Tooling for scraping and providing publicly available data from FCSE services. The data is provided using a REST API or webhooks. Requires Node.js >= 20.
The scrapers are implemented as classes (called strategies) which contain several selectors and methods for fetching the data from each container (post, announcement, etc). Adding a new service requires creating a new strategy and linking it.
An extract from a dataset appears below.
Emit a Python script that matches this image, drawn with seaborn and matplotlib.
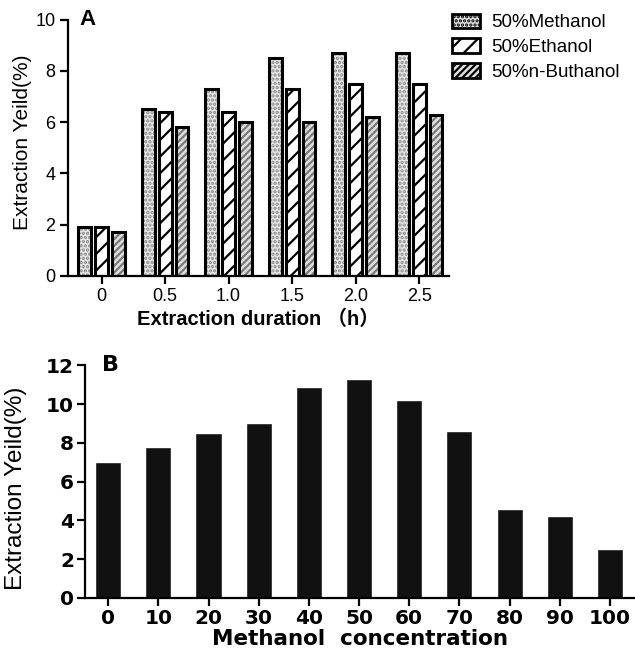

See the example strategy for more info.
To run the scraper:
- Clone the repository:
git clone https://github.com/finki-hub/finki-scraper.git
- Prepare configuration by copying
config/config.sample.json
toconfig/config.json
- Install dependencies:
npm i
- Run the scraper
npm run start
It's also available as a Docker image:
docker run -d \
--name finki-scraper \
--restart unless-stopped \
-v ./cache:/app/cache \
-v ./config:/app/config \
-v ./logs:/app/logs \
ghcr.io/finki-hub/finki-scraper:latest
Or Docker Compose: docker compose up -d
You can select which scrapers to run declaratively (in the configuration with the enabled
flag) or imperatively: npm run start scraper_1 scraper_2 ... scraper_n
- Clone the repository:
git clone https://github.com/finki-hub/finki-scraper.git
- Install dependencies:
npm i
- Prepare configuration:
cp config/config.sample.json config/config.json
- Build the project:
npm run build
- Run it:
npm run start
There is an example configuration file available at config/config.sample.json
. Copy it to config/config.json
and edit it to your liking.
This project is licensed under the terms of the MIT license.